Return only those lines from the line containing "Reproduce this chart with Apache ECharts." to the line containing "var serif = 'Liberation", both included, and please omit the pictures.
[start of Available data]
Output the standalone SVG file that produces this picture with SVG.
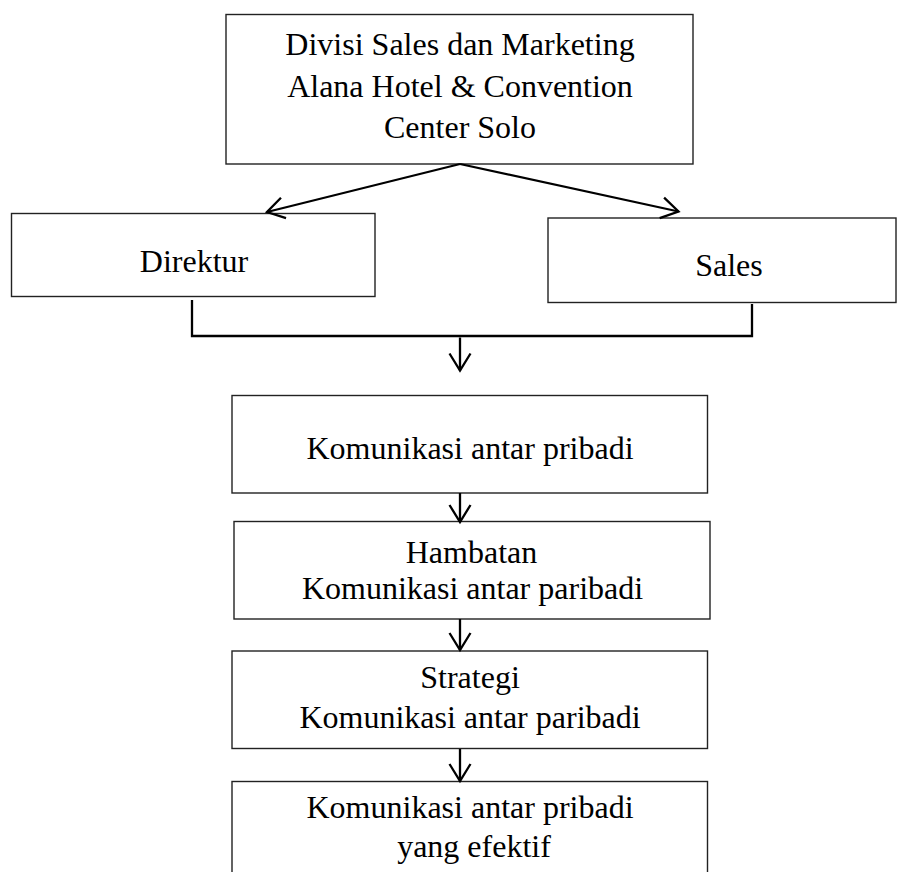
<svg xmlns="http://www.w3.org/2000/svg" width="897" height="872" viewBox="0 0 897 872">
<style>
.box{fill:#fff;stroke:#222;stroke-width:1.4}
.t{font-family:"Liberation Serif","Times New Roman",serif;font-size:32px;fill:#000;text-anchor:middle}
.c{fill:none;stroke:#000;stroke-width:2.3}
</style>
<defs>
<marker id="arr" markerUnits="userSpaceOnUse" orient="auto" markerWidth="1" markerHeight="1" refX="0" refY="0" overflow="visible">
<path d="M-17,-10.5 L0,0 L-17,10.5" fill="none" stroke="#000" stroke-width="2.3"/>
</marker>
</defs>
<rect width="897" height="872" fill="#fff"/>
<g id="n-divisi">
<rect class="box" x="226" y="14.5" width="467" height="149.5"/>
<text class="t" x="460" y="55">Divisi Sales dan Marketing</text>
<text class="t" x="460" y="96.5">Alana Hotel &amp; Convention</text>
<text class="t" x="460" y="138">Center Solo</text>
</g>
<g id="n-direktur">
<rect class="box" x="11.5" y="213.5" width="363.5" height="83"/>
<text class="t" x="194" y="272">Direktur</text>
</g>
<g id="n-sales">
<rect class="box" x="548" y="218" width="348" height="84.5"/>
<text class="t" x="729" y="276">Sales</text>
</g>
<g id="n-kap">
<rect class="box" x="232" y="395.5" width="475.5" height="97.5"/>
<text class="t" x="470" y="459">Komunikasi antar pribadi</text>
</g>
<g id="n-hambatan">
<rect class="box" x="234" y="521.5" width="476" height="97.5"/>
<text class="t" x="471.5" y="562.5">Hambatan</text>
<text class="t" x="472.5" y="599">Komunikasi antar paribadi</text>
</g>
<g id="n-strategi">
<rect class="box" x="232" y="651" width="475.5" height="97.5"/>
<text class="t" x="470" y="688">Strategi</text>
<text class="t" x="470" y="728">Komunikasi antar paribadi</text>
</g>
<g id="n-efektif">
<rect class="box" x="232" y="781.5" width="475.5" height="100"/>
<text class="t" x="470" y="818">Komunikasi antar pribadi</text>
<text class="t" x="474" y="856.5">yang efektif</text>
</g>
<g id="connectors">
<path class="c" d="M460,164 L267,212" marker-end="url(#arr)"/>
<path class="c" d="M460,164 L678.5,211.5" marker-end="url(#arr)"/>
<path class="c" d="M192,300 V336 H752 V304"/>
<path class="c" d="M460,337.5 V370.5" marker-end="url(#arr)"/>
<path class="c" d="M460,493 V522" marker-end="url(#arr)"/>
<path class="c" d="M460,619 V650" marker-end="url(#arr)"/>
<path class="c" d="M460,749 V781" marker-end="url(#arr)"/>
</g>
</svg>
[end of Available data]
[start of Available data]
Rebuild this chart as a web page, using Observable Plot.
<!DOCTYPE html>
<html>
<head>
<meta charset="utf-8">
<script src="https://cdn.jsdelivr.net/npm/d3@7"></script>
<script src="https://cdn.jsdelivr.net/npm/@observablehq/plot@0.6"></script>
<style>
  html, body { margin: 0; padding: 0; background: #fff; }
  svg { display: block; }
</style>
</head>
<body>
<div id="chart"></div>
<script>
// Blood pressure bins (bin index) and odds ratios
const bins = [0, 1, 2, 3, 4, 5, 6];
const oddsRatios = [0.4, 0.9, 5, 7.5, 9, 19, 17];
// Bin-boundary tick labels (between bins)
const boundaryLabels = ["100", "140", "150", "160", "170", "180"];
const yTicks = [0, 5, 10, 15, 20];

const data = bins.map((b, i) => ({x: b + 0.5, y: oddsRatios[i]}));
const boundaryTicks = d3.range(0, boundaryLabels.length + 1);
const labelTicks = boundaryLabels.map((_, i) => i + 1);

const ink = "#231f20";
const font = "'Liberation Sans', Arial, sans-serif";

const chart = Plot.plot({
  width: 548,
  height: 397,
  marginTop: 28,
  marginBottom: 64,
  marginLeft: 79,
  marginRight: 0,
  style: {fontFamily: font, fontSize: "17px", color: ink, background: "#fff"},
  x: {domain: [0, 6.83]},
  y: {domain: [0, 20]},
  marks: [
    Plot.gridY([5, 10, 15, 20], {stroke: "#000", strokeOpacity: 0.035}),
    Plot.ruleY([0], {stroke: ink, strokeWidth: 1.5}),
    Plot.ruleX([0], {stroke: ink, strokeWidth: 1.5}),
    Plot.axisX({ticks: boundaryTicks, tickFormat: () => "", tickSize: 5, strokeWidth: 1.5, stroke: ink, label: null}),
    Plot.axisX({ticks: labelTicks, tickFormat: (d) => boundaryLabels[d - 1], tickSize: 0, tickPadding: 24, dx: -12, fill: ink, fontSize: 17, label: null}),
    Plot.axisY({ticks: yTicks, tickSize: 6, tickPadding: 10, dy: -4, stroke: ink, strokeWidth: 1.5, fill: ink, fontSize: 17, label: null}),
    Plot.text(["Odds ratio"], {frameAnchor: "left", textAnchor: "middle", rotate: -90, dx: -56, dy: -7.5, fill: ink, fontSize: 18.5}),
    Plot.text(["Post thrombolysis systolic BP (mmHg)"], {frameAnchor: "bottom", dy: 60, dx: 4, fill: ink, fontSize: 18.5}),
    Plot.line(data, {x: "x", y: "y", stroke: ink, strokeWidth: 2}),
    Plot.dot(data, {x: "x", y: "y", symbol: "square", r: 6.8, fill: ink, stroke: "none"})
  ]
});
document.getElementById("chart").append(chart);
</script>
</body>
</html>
[end of Available data]
[start of Available data]
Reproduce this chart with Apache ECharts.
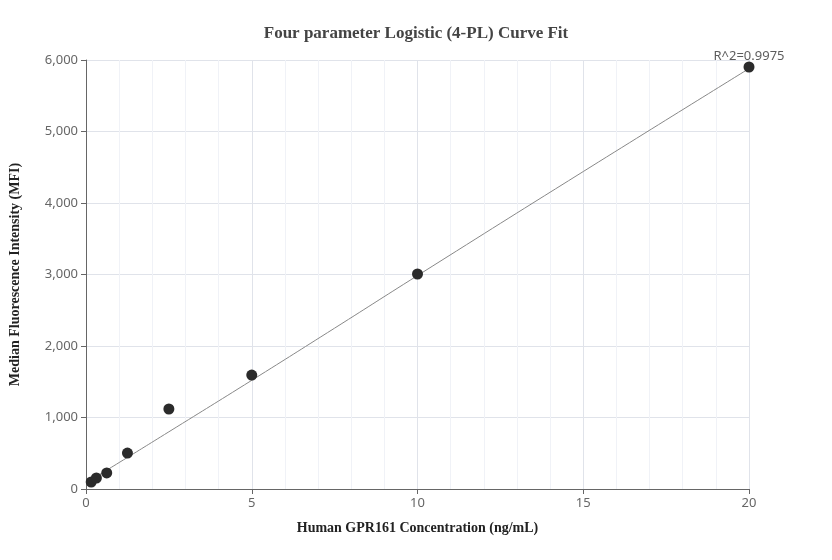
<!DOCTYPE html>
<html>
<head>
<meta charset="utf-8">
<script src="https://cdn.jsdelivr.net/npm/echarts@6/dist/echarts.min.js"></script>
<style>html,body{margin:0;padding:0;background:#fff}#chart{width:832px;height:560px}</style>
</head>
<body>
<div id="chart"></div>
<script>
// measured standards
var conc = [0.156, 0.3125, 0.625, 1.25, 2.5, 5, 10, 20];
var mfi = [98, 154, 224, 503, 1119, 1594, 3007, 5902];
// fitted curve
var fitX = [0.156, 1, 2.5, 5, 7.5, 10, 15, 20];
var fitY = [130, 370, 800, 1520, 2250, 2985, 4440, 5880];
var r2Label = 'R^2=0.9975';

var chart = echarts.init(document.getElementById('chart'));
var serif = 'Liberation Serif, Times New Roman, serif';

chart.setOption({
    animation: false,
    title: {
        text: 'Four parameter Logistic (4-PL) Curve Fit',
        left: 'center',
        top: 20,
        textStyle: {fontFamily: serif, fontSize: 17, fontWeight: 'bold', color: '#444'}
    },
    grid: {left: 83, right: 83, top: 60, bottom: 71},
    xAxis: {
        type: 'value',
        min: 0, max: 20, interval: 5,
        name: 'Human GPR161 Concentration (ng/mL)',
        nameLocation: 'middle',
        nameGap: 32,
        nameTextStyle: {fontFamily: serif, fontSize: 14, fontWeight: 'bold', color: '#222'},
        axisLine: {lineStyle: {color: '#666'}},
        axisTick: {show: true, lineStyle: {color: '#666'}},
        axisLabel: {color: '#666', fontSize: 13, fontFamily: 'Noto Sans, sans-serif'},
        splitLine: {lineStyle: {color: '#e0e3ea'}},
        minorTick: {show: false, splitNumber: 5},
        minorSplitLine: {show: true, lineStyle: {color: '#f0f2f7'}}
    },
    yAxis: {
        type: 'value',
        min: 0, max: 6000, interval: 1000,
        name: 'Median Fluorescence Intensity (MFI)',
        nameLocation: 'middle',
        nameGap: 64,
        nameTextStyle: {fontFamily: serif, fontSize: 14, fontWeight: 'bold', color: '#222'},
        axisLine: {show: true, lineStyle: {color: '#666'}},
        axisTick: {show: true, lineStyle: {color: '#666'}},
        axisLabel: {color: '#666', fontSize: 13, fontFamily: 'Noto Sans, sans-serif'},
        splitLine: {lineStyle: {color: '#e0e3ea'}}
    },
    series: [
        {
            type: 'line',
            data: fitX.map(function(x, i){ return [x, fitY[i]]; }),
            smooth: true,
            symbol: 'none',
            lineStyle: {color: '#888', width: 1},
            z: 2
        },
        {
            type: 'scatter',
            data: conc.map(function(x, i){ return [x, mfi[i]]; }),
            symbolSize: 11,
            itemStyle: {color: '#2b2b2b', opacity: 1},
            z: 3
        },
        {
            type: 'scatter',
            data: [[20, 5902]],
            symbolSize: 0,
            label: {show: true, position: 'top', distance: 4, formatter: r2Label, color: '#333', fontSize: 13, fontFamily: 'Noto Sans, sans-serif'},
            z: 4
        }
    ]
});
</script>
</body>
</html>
[end of Available data]
Full response:
Reproduce this chart with Apache ECharts.
<!DOCTYPE html>
<html>
<head>
<meta charset="utf-8">
<script src="https://cdn.jsdelivr.net/npm/echarts@6/dist/echarts.min.js"></script>
<style>html,body{margin:0;padding:0;background:#fff}#chart{width:832px;height:560px}</style>
</head>
<body>
<div id="chart"></div>
<script>
// measured standards
var conc = [0.156, 0.3125, 0.625, 1.25, 2.5, 5, 10, 20];
var mfi = [98, 154, 224, 503, 1119, 1594, 3007, 5902];
// fitted curve
var fitX = [0.156, 1, 2.5, 5, 7.5, 10, 15, 20];
var fitY = [130, 370, 800, 1520, 2250, 2985, 4440, 5880];
var r2Label = 'R^2=0.9975';

var chart = echarts.init(document.getElementById('chart'));
var serif = 'Liberation Serif, Times New Roman, serif';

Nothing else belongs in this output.